International companies’ announcements and even changes in ownership of their Russian businesses do not guarantee the actual exit of the company, states KSE Institute. Though some companies claim to have left Russia and their businesses have changed owners as reflected in the Uniform State Register of Legal Entities in Russia, some of these companies are still working in the country.
One of the popular strategies of companies’ exit is to transfer or sell Russian business to local management. Good-looking on paper, the local management buyout can be very misleading in practice.
For example, this deceiving approach was practiced by L’Occitane. In May 2022, the company announced its intention to exit Russia entirely and not supply its products to Russian retailers. In June, it transferred the ownership to local management, and the name of former L’Occitane shops was transliterated to Cyrillic. Afterward, the shops resumed operations, including selling L’Occitane products.
Another strategy practiced by the companies to remain in Russia without facing the reputational damage relies on grey imports. In March 2022, Russia allowed parallel imports of goods.
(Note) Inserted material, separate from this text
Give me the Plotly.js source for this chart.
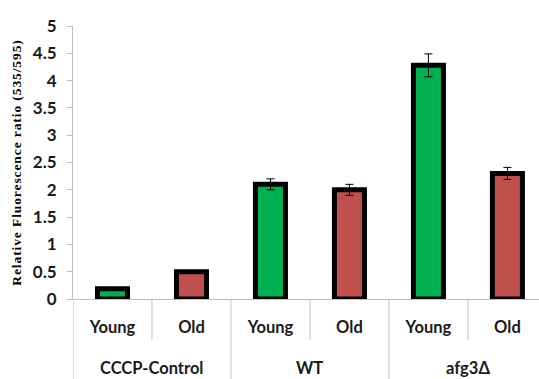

This means that goods can be imported to Russia without the agreement of their producer. There was news that stores started to sell grey imports.
Samsung plant in the Kaluga region was reported to resume work at the beginning of June partially, even though the company claimed to leave Russia. Televisions and household appliances it produces cannot be sold directly in Russia, but they can be exported to CIS countries and re-imported as a parallel import.
These and other various inventive corporate scheming allow some companies to comply with sanctions formally, avoid reputational damage and continue operations in the aggressor country. They prove that we shouldn’t take businesses’ claims at face value. Each claim should be thoroughly investigated and every company engaged in scheming must be held accountable.